And every week I see it in schools in Stoke-on-Trent: the young engineers working together to build a racing car at the Co-operative Academy, the drama groups at the Sir Stanley Matthews Academy, the youth clubs at Chesterton and those young people able to overcome extraordinary disadvantage to graduate from the REACH pupil referral unit.
The story is encouragingly universal - everywhere I go I meet young people who are confident, determined and resilient - young people who are bursting with ideas about how they contribute and make a difference.
So whilst the purpose of my speech today is to spell out the choice voters will face at the 2015 General Election.
I also want to make it very clear that this is about more than the nuts and bolts of education reform.
It is about listening to our young people, understanding who they are, and backing them to succeed as a generation that can change this country for the better.
And ladies and gentleman, the truth is there is only one party interested in doing that.

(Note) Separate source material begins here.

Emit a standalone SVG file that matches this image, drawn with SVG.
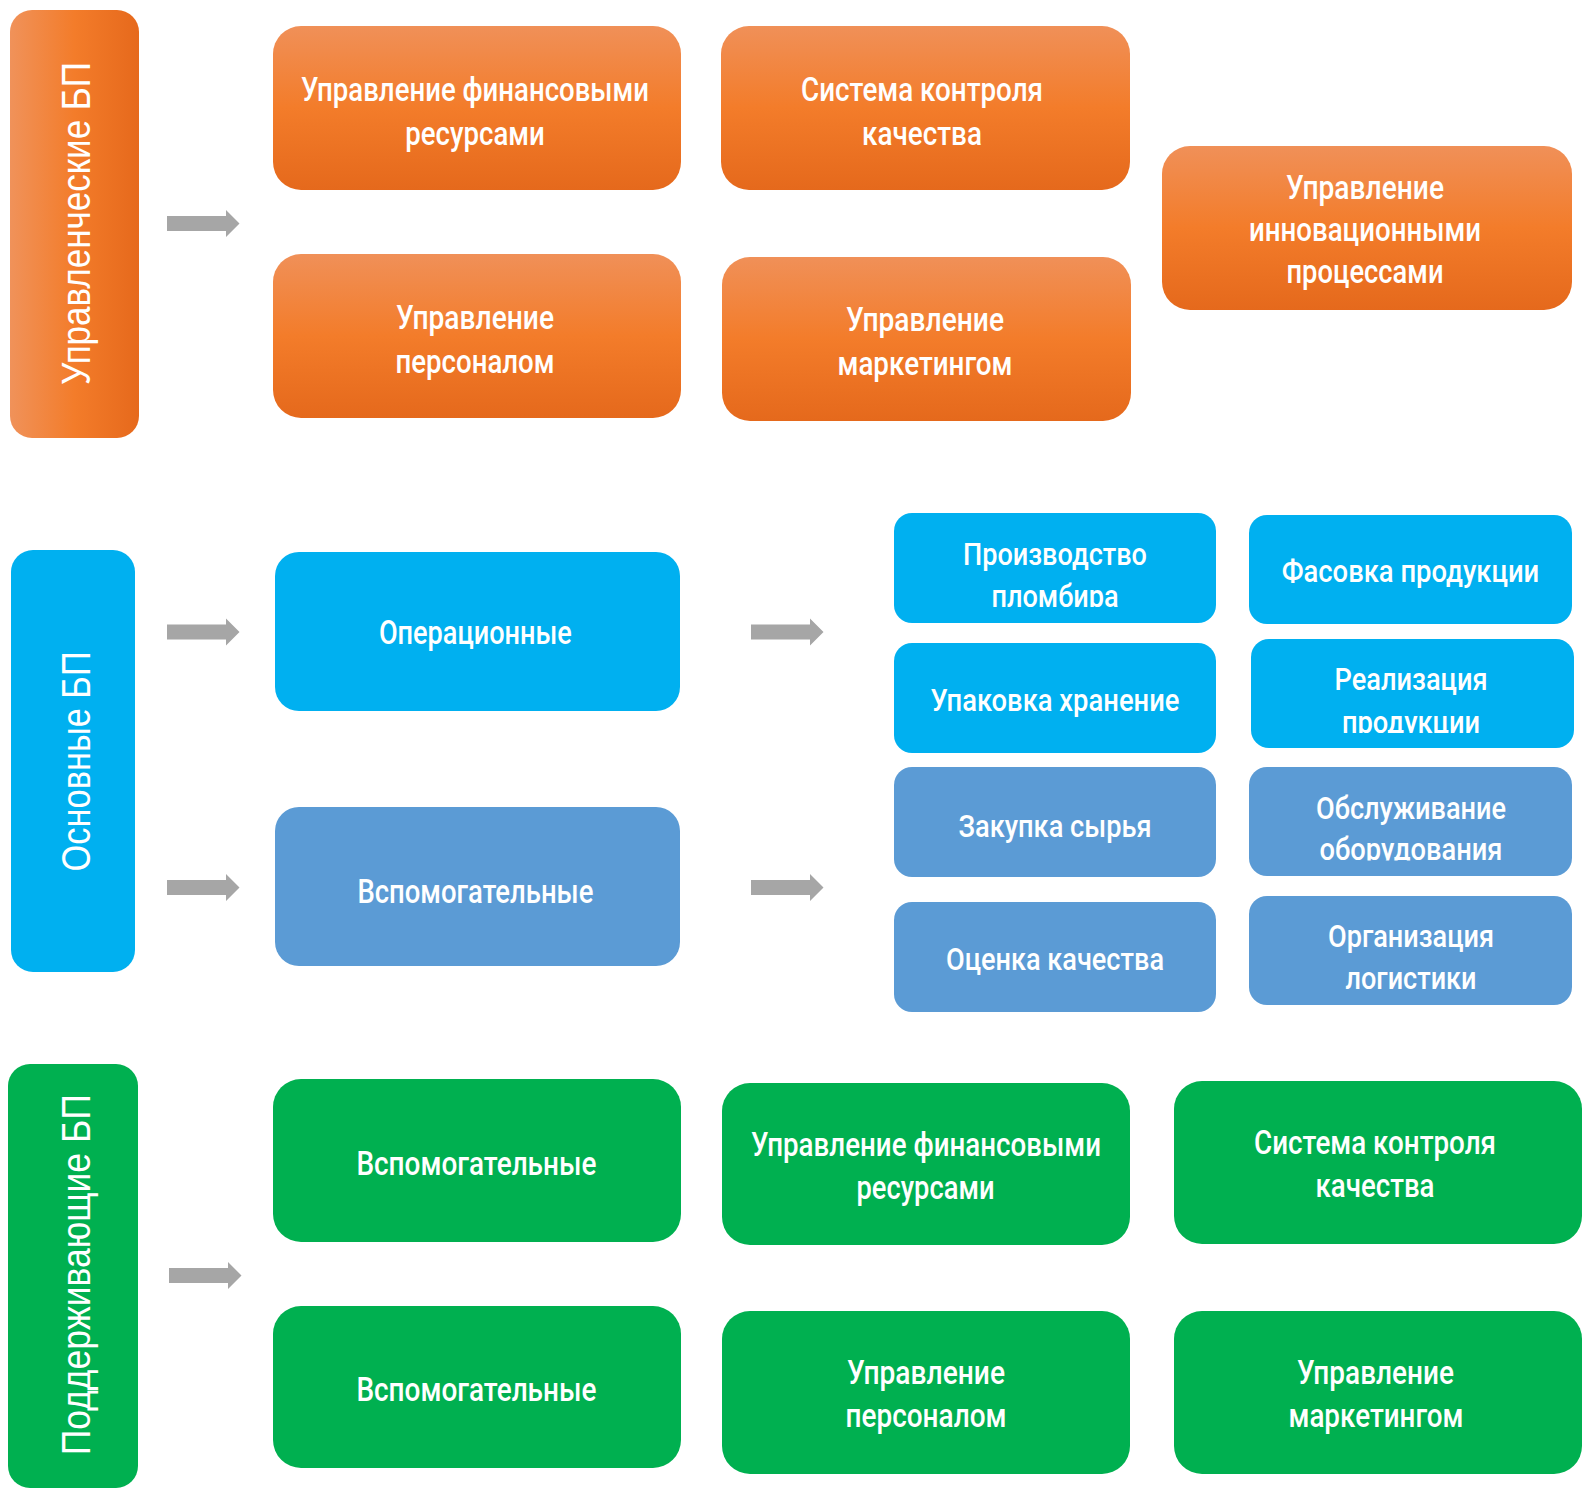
<svg xmlns="http://www.w3.org/2000/svg" width="1596" height="1502" viewBox="0 0 1596 1502">
  <defs>
    <linearGradient id="gOrangeV" x1="0" y1="0" x2="0" y2="1">
      <stop offset="0" stop-color="#F09058"/>
      <stop offset="0.5" stop-color="#F37C2A"/>
      <stop offset="1" stop-color="#E5691C"/>
    </linearGradient>
    <linearGradient id="gOrangeH" x1="0" y1="0" x2="1" y2="0">
      <stop offset="0" stop-color="#F0925A"/>
      <stop offset="0.5" stop-color="#F37C2A"/>
      <stop offset="1" stop-color="#E6691C"/>
    </linearGradient>
    <path id="arrow" d="M0,-7.5 H59 V-13.5 L72.5,0 L59,13.5 V7.5 H0 Z" fill="#A6A6A6"/>
    <clipPath id="clipPlombir"><rect x="894" y="513" width="322" height="94"/></clipPath>
    <clipPath id="clipProd"><rect x="1251" y="639" width="323" height="94"/></clipPath>
    <clipPath id="clipObor"><rect x="1249" y="767" width="323" height="93.5"/></clipPath>
  </defs>
  <style>
    .t { font-family: Roboto, "Liberation Sans", sans-serif; font-weight: 500; font-size: 33px; fill: #FFFFFF; text-anchor: middle; }
    .s { font-size: 31px; }
    .v { font-family: "Liberation Sans", Arial, sans-serif; font-weight: 400; font-size: 41px; fill: #FFFFFF; text-anchor: middle; }
    .or { fill: url(#gOrangeV); }
    .bl { fill: #00B0F0; }
    .st { fill: #5B9BD5; }
    .gr { fill: #00B050; }
  </style>
  <rect width="1596" height="1502" fill="#FFFFFF"/>

  <!-- Orange section -->
  <g id="bar-upr">
    <rect x="10" y="10" width="129" height="428" rx="22" fill="url(#gOrangeH)"/>
    <text class="v" transform="translate(89.5 223.5) rotate(-90)" x="0" y="0" textLength="323" lengthAdjust="spacingAndGlyphs">Управленческие БП</text>
  </g>
  <g id="o-fin">
    <rect class="or" x="273" y="26" width="408" height="164" rx="28"/>
    <text class="t" x="475" y="101" textLength="348" lengthAdjust="spacingAndGlyphs">Управление финансовыми</text>
    <text class="t" x="475" y="144.7" textLength="139.5" lengthAdjust="spacingAndGlyphs">ресурсами</text>
  </g>
  <g id="o-qual">
    <rect class="or" x="721" y="26" width="409" height="164" rx="28"/>
    <text class="t" x="922" y="101" textLength="242" lengthAdjust="spacingAndGlyphs">Система контроля</text>
    <text class="t" x="922" y="144.7" textLength="120" lengthAdjust="spacingAndGlyphs">качества</text>
  </g>
  <g id="o-pers">
    <rect class="or" x="273" y="254" width="408" height="164" rx="28"/>
    <text class="t" x="475" y="329" textLength="158" lengthAdjust="spacingAndGlyphs">Управление</text>
    <text class="t" x="475" y="372.8" textLength="159" lengthAdjust="spacingAndGlyphs">персоналом</text>
  </g>
  <g id="o-mark">
    <rect class="or" x="722" y="257" width="409" height="164" rx="28"/>
    <text class="t" x="925" y="331" textLength="158" lengthAdjust="spacingAndGlyphs">Управление</text>
    <text class="t" x="925" y="374.8" textLength="175" lengthAdjust="spacingAndGlyphs">маркетингом</text>
  </g>
  <g id="o-innov">
    <rect class="or" x="1162" y="146" width="410" height="164" rx="28"/>
    <text class="t" x="1365" y="198.7" textLength="158" lengthAdjust="spacingAndGlyphs">Управление</text>
    <text class="t" x="1365" y="241.4" textLength="232" lengthAdjust="spacingAndGlyphs">инновационными</text>
    <text class="t" x="1365" y="283.2" textLength="157" lengthAdjust="spacingAndGlyphs">процессами</text>
  </g>

  <!-- Blue section -->
  <g id="bar-osn">
    <rect class="bl" x="11" y="550" width="124" height="422" rx="22"/>
    <text class="v" transform="translate(89.5 761.4) rotate(-90)" x="0" y="0" textLength="220" lengthAdjust="spacingAndGlyphs">Основные БП</text>
  </g>
  <g id="b-oper">
    <rect class="bl" x="275" y="552" width="405" height="159" rx="24"/>
    <text class="t" x="475.4" y="644.4" textLength="193" lengthAdjust="spacingAndGlyphs">Операционные</text>
  </g>
  <g id="b-vspom">
    <rect class="st" x="275" y="807" width="405" height="159" rx="24"/>
    <text class="t" x="475.4" y="903.1" textLength="236" lengthAdjust="spacingAndGlyphs">Вспомогательные</text>
  </g>
  <g id="b-proizv">
    <rect class="bl" x="894" y="513" width="322" height="110" rx="18"/>
    <text class="t s" x="1055" y="565" textLength="184" lengthAdjust="spacingAndGlyphs">Производство</text>
    <text class="t s" x="1055" y="606.8" textLength="127" lengthAdjust="spacingAndGlyphs" clip-path="url(#clipPlombir)">пломбира</text>
  </g>
  <g id="b-fasov">
    <rect class="bl" x="1249" y="515" width="323" height="109" rx="18"/>
    <text class="t s" x="1410.5" y="582.3" textLength="257.5" lengthAdjust="spacingAndGlyphs">Фасовка продукции</text>
  </g>
  <g id="b-upak">
    <rect class="bl" x="894" y="643" width="322" height="110" rx="18"/>
    <text class="t s" x="1055" y="710.6" textLength="249" lengthAdjust="spacingAndGlyphs">Упаковка хранение</text>
  </g>
  <g id="b-realiz">
    <rect class="bl" x="1251" y="639" width="323" height="109" rx="18"/>
    <text class="t s" x="1411" y="690.3" textLength="153" lengthAdjust="spacingAndGlyphs">Реализация</text>
    <text class="t s" x="1411" y="733" textLength="138" lengthAdjust="spacingAndGlyphs" clip-path="url(#clipProd)">продукции</text>
  </g>
  <g id="b-zakup">
    <rect class="st" x="894" y="767" width="322" height="110" rx="18"/>
    <text class="t s" x="1055" y="836.8" textLength="193" lengthAdjust="spacingAndGlyphs">Закупка сырья</text>
  </g>
  <g id="b-obsl">
    <rect class="st" x="1249" y="767" width="323" height="109" rx="18"/>
    <text class="t s" x="1411" y="818.5" textLength="190" lengthAdjust="spacingAndGlyphs">Обслуживание</text>
    <text class="t s" x="1411" y="860.3" textLength="183" lengthAdjust="spacingAndGlyphs" clip-path="url(#clipObor)">оборудования</text>
  </g>
  <g id="b-ocenka">
    <rect class="st" x="894" y="902" width="322" height="110" rx="18"/>
    <text class="t s" x="1055" y="970.2" textLength="218" lengthAdjust="spacingAndGlyphs">Оценка качества</text>
  </g>
  <g id="b-logist">
    <rect class="st" x="1249" y="896" width="323" height="109" rx="18"/>
    <text class="t s" x="1411" y="946.8" textLength="166" lengthAdjust="spacingAndGlyphs">Организация</text>
    <text class="t s" x="1411" y="988.5" textLength="131" lengthAdjust="spacingAndGlyphs">логистики</text>
  </g>

  <!-- Green section -->
  <g id="bar-podd">
    <rect class="gr" x="8" y="1064" width="130" height="424" rx="22"/>
    <text class="v" transform="translate(89.5 1274.8) rotate(-90)" x="0" y="0" textLength="361" lengthAdjust="spacingAndGlyphs">Поддерживающие БП</text>
  </g>
  <g id="g-vspom1">
    <rect class="gr" x="273" y="1079" width="408" height="163" rx="28"/>
    <text class="t" x="476.4" y="1174.9" textLength="240" lengthAdjust="spacingAndGlyphs">Вспомогательные</text>
  </g>
  <g id="g-vspom2">
    <rect class="gr" x="273" y="1306" width="408" height="162" rx="28"/>
    <text class="t" x="476.4" y="1400.8" textLength="240" lengthAdjust="spacingAndGlyphs">Вспомогательные</text>
  </g>
  <g id="g-fin">
    <rect class="gr" x="722" y="1083" width="408" height="162" rx="28"/>
    <text class="t" x="926" y="1156.4" textLength="350" lengthAdjust="spacingAndGlyphs">Управление финансовыми</text>
    <text class="t" x="925.5" y="1199.4" textLength="138" lengthAdjust="spacingAndGlyphs">ресурсами</text>
  </g>
  <g id="g-qual">
    <rect class="gr" x="1174" y="1081" width="408" height="163" rx="28"/>
    <text class="t" x="1375" y="1154.4" textLength="242" lengthAdjust="spacingAndGlyphs">Система контроля</text>
    <text class="t" x="1375" y="1197.4" textLength="119" lengthAdjust="spacingAndGlyphs">качества</text>
  </g>
  <g id="g-pers">
    <rect class="gr" x="722" y="1311" width="408" height="163" rx="28"/>
    <text class="t" x="926" y="1384.4" textLength="158" lengthAdjust="spacingAndGlyphs">Управление</text>
    <text class="t" x="926" y="1427.4" textLength="161" lengthAdjust="spacingAndGlyphs">персоналом</text>
  </g>
  <g id="g-mark">
    <rect class="gr" x="1174" y="1311" width="408" height="163" rx="28"/>
    <text class="t" x="1375.5" y="1384.4" textLength="157" lengthAdjust="spacingAndGlyphs">Управление</text>
    <text class="t" x="1376" y="1427.4" textLength="175" lengthAdjust="spacingAndGlyphs">маркетингом</text>
  </g>

  <!-- Connectors -->
  <g id="connectors">
    <use href="#arrow" x="167" y="223.5"/>
    <use href="#arrow" x="167" y="632"/>
    <use href="#arrow" x="167" y="887.6"/>
    <use href="#arrow" x="751" y="632"/>
    <use href="#arrow" x="751" y="887.6"/>
    <use href="#arrow" x="169" y="1275.5"/>
  </g>
</svg>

Only one party that understands that, for the first time in a century, the Promise of Britain - in which parents and children know that if they work hard the next generation will do better than the last - is a promise that risks being broken.
Only one party that is ready to make the big changes needed to allow our young people to flourish and achieve that promise.
And only one party that knows Britain is better off when we harness the talent, initiative and enterprise of ‘Generation Citizen’ and give them an equal chance to create and share in this country’s coming prosperity.
Ladies and Gentleman, that party is Ed Miliband’s Labour Party.
And we are here to back this country’s future.
Now like so many young people I too believe we should be supremely optimistic about the future.
In fact, I believe that the digital revolution being unleashed from buildings such as this could genuinely herald an era where the positive freedom individuals require truly to shape their destiny may finally be extended to the many.
Indeed, as my colleague Jon Cruddas recently said in his excellent speech to the Royal Society of Arts:
“The socialism of the future will be about creating power together for individual freedom.”
Which seems to me a perfect echo of how Generation Citizen seeks to harness the power of technology.
Nevertheless, we cannot shy away from the fact that this new era will be one of transformative social change.
And with that will also come profound economic upheaval.
Where and how we work is changing.
As are the jobs we do and the skills our economy requires.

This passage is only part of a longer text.